On
the Road to Freedom: The Contracts of the Fisk Jubilee Singers
By Sandra Graham
"It will be necessary
for you to leave next week in order to make a few stops and still reach
Boston in time for the World's Peace Jubilee. Do you see what I
mean, Caleb? That's why I say your life is becoming complicated.
You can't do as you like now, even when the thing you plan is good."
Caleb smiled helplessly, "I thought I was free, Professor Spence."
That seemed to amuse the principal too. "Not entirely," he
meditated. "Not entirely and not for long. We all give up a part
of our freedom when we give ourselves to a thing we believe in.
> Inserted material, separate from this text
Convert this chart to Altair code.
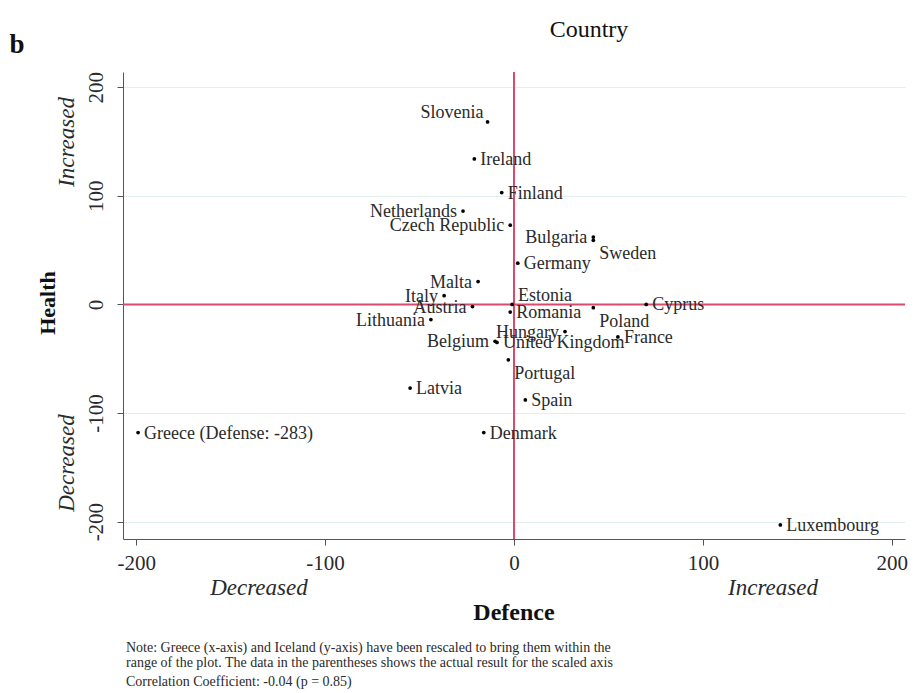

From now
on you belong to the Jubilee Singers, Caleb—and to Fisk University."
Arna Bontemps, Chariot in the Sky
The words spoken by Adam Spence in Arna Bontemps's novel may have
been fiction, but they contained an essential truth.1 Indeed, his last
sentence could well have been extended: The Jubilee Singers belonged not
only to Fisk University but to the American Missionary Association (AMA),
which founded Fisk University in 1866; to the recently freed slaves, for
whom the Jubilee Singers represented a future of possibilities; and to
their white patrons in North America and Europe, whose abolitionist and
religious convictions had been vindicated by the Jubilees' success.